The ‘70s are having their own fashion revival again, with the early 2000s being the last major time floral kimonos were relevant and the phrase “boho chic” was thrown around in the glossy pages of fashion magazines.
What these combinations of laid back, glamourous, and structured looks say about us now is yet to be revealed. But there is a question that remains: What’s the best way to pull off those looks in the present day? Let’s find out.
How To Bring 70s Fashion Into Your Modern Look
The pantsuit is a more political piece of fashion from an era mostly dedicated to having fun: it is a signifier of the ascension of women in society and culture.
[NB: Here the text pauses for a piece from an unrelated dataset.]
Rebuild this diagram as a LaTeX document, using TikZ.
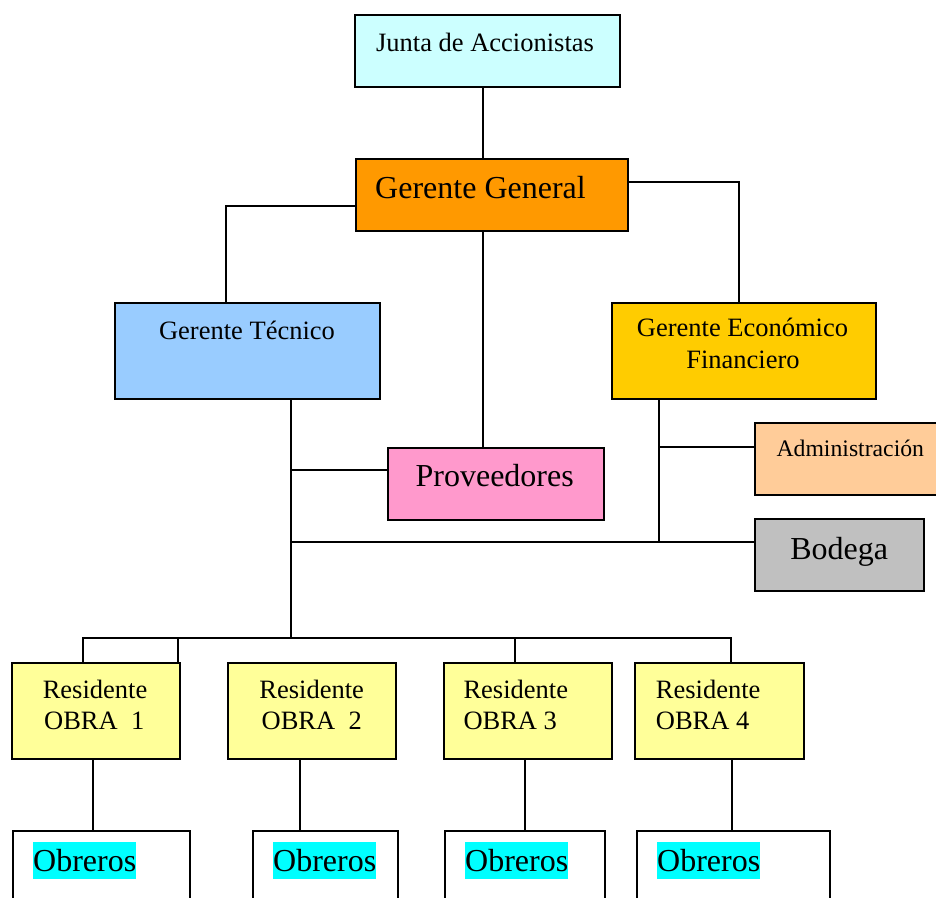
\documentclass[tikz,border=0pt]{standalone}
\usepackage{fontspec}
\setmainfont{Liberation Serif}
\definecolor{cJunta}{HTML}{CCFFFF}
\definecolor{cGeneral}{HTML}{FF9900}
\definecolor{cTecnico}{HTML}{99CCFF}
\definecolor{cEconomico}{HTML}{FFCC00}
\definecolor{cProv}{HTML}{FF99CC}
\definecolor{cAdmin}{HTML}{FFCC99}
\definecolor{cBodega}{HTML}{C0C0C0}
\definecolor{cResid}{HTML}{FFFF99}
\definecolor{cResalte}{HTML}{00FFFF}
\begin{document}
\begin{tikzpicture}[x=1pt,y=-1pt,line join=miter,
	caja/.style={draw,line width=2pt,inner sep=0pt,anchor=north west},
	linea/.style={line width=2pt},
	txt/.style={inner sep=0pt,anchor=base,font=\fontsize{26.5}{31}\selectfont},
	txtG/.style={inner sep=0pt,anchor=base,font=\fontsize{32}{38}\selectfont},
	resalte/.style={txtG,anchor=base west,fill=cResalte,text height=30pt,text depth=7.6pt}]
	\clip (0,0) rectangle (936,897); % hoja
	% cajas
	\path 
	(354,14) node[caja,fill=cJunta,minimum width=265pt,minimum height=72pt] (junta) {}
	(355,158) node[caja,fill=cGeneral,minimum width=272pt,minimum height=72pt] (gg) {}
	(114,302) node[caja,fill=cTecnico,minimum width=265pt,minimum height=96pt] (gt) {}
	(611,302) node[caja,fill=cEconomico,minimum width=264pt,minimum height=96pt] (gef) {}
	(387,447) node[caja,fill=cProv,minimum width=216pt,minimum height=72pt] (prov) {}
	(754,422) node[caja,fill=cAdmin,minimum width=200pt,minimum height=72pt] (adm) {}
	(754,518) node[caja,fill=cBodega,minimum width=169pt,minimum height=72pt] (bod) {}
	(11,662) node[caja,fill=cResid,minimum width=168pt,minimum height=96pt] (r1) {}
	(227,662) node[caja,fill=cResid,minimum width=168pt,minimum height=96pt] (r2) {}
	(443,662) node[caja,fill=cResid,minimum width=168pt,minimum height=96pt] (r3) {}
	(634,662) node[caja,fill=cResid,minimum width=169pt,minimum height=96pt] (r4) {}
	(12,830) node[caja,minimum width=177pt,minimum height=90pt] (o1) {}
	(252,830) node[caja,minimum width=145pt,minimum height=90pt] (o2) {}
	(444,830) node[caja,minimum width=160pt,minimum height=90pt] (o3) {}
	(636,830) node[caja,minimum width=193pt,minimum height=90pt] (o4) {};
	% textos
	\path 
	(485,51) node[txt] (tJunta) {Junta de Accionistas}
	(480.5,198) node[txtG] (tGG) {Gerente General}
	(247,339) node[txt] (tGT) {Gerente Técnico}
	(742.5,336.7) node[txt] (tGE1) {Gerente Económico}
	(743,368) node[txt] (tGE2) {Financiero}
	(494.7,486.7) node[txtG] (tProv) {Proveedores}
	(850.3,456.7) node[txt,font=\fontsize{23.7}{28}\selectfont] (tAdm) {Administración}
	(839.2,559) node[txtG] (tBod) {Bodega}
	(95,698) node[txt] (tR1a) {Residente}
	(94.2,729) node[txt] (tR1b) {OBRA~~1}
	(311.7,698) node[txt] (tR2a) {Residente}
	(311.7,729) node[txt] (tR2b) {OBRA~~2}
	(463.3,698) node[txt,anchor=base west] (tR3a) {Residente}
	(463.3,729) node[txt,anchor=base west] (tR3b) {OBRA 3}
	(655.7,698) node[txt,anchor=base west] (tR4a) {Residente}
	(655.7,729) node[txt,anchor=base west] (tR4b) {OBRA 4}
	(33,871.7) node[resalte] (tO1) {Obreros}
	(273,871.7) node[resalte] (tO2) {Obreros}
	(465,871.7) node[resalte] (tO3) {Obreros}
	(657,871.7) node[resalte] (tO4) {Obreros};
	% puntos de las lineas
	\coordinate (t1) at (291,470);
	\coordinate (t2) at (291,542);
	\coordinate (bus) at (291,638);
	\coordinate (e1) at (659,447);
	% lineas
	\draw[linea] (junta.south -| 483,0)--(gg.north -| 483,0);
	\draw[linea] (gg.west |- 0,206) -| (gt.north -| 226,0);
	\draw[linea] (gg.east |- 0,182) -| (gef.north -| 739,0);
	\draw[linea] (gg.south -| 483,0)--(prov.north -| 483,0);
	\draw[linea] (gt.south -| bus)--(bus);
	\draw[linea] (t1)--(t1 -| prov.west);
	\draw[linea] (t2)--(t2 -| bod.west);
	\draw[linea] (gef.south -| e1)--(e1 |- t2);
	\draw[linea] (e1)--(e1 -| adm.west);
	\draw[linea] (r1.north -| 83,0) |- (bus) -| (r4.north -| 731,0);
	\draw[linea] (r1.north -| 178,0)--(bus -| 178,0);
	\draw[linea] (r3.north -| 515,0)--(bus -| 515,0);
	\draw[linea] (r1.south -| 93,0)--(o1.north -| 93,0);
	\draw[linea] (r2.south -| 300,0)--(o2.north -| 300,0);
	\draw[linea] (r3.south -| 525,0)--(o3.north -| 525,0);
	\draw[linea] (r4.south -| 732,0)--(o4.north -| 732,0);
\end{tikzpicture}
\end{document}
It featured tailoring, precision, and attention to detail usually reserved for men, found both in neutral and vibrant colours.
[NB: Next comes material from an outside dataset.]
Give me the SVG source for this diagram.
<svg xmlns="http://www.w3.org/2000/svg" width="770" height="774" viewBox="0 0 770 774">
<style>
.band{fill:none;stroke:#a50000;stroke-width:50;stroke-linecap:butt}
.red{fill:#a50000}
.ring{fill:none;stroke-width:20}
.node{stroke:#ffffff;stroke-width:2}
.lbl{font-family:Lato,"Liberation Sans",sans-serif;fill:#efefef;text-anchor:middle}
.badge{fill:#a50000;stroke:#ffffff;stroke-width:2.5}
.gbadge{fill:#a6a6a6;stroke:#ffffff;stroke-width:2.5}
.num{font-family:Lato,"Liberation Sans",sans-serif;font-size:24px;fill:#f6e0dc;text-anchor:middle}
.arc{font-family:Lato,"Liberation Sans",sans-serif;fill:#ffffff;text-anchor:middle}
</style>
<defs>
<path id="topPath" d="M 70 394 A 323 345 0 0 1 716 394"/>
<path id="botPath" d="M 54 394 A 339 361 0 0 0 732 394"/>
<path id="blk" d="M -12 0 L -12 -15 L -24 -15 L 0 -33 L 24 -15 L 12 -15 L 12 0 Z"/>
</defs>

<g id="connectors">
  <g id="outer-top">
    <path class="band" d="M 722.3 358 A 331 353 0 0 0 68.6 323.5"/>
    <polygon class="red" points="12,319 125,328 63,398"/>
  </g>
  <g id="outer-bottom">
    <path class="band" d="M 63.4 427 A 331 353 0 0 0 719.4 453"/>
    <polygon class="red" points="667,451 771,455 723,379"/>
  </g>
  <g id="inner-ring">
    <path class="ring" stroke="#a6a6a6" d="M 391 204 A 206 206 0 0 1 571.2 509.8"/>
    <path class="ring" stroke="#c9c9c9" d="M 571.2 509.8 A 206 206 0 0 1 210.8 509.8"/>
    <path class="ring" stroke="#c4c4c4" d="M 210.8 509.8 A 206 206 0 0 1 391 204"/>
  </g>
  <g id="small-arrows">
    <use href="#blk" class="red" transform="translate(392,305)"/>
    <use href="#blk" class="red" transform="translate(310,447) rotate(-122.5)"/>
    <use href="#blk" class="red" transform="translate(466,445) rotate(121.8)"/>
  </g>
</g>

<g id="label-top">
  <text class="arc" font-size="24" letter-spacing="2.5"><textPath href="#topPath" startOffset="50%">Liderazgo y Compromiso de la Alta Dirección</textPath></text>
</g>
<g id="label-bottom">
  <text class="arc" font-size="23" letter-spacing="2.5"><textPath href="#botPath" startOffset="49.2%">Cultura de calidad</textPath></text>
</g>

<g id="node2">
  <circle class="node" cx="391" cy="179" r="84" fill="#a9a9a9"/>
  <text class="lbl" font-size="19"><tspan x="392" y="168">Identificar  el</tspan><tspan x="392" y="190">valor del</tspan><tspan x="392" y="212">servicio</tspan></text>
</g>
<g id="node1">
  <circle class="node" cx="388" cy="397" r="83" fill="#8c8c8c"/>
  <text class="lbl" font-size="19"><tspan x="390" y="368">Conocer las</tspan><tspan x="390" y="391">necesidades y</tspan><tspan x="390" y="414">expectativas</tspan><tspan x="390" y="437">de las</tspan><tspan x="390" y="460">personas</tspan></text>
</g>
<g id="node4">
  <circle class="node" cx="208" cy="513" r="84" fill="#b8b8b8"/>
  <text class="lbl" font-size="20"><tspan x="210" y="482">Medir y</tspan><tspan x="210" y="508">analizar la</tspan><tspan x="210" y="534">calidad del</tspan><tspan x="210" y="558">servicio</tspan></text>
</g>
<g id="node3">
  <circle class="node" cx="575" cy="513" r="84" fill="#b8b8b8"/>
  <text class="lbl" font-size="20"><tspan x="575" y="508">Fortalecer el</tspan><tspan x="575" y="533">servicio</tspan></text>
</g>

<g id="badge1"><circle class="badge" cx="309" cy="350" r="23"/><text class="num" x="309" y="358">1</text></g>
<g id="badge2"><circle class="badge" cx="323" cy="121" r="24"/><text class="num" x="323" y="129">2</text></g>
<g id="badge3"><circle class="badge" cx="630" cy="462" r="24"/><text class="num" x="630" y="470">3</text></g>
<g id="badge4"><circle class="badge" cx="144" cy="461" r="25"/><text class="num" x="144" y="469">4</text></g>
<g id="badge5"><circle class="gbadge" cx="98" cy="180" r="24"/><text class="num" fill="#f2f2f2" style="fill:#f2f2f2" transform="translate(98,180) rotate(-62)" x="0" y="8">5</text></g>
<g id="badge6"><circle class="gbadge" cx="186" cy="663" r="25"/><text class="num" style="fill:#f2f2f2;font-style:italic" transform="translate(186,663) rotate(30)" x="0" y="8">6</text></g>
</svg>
The suit now differs from its past self with pant legs that can be either pared down in width (less bell bottoms, but not totally boot cut; skinny, as well), mixing and matching patterns and colours to stay fresh while adding other simplistic and modern touches. Today’s suit also largely encourages and supports femininity in its silhouette and design without the expectation that it has to be that way simply because a woman is wearing it. Wear it with the appropriate amount of confidence and swagger.
Textures and Fabric
Texture is a huge element of 1970s aesthetic, with suede, denim, fringe, and silk being a dominant part of many outfits.
Wearing all of one thing at once (all denim, all suede, etc.) is something our dads used to do; see any Canadian Tuxedo ever. Today the fabrics have a softer feel, and are integrated with one another without it being too overwhelming: the double or triple denim, though, is brought into modern scope by changing up the colours of denim rather than having a solid hue throughout, or adding an accessory accent to same-hue denim outfits.
We can thank the ‘70s for the resurgence of some of notable accessories: floppy hats, beanies (with flowers on them!), chunky statement jewellery, silk scarves, bold rings, and oversized sunglasses.
Floppy hats today differ from their original source with added dimensions, textures, and linings that elevate the hat from just a wide brim drooped on one side.
What the stylemakers in the 1970s mastered with these pieces was the fine art of wearing all of them at once: oversized sunglasses, thick gold rings, a heavily patterned scarf, and a big hat to top it all off. What we’re really good at doing now is picking a few elements to incorporate into an outfit and letting them be the statement.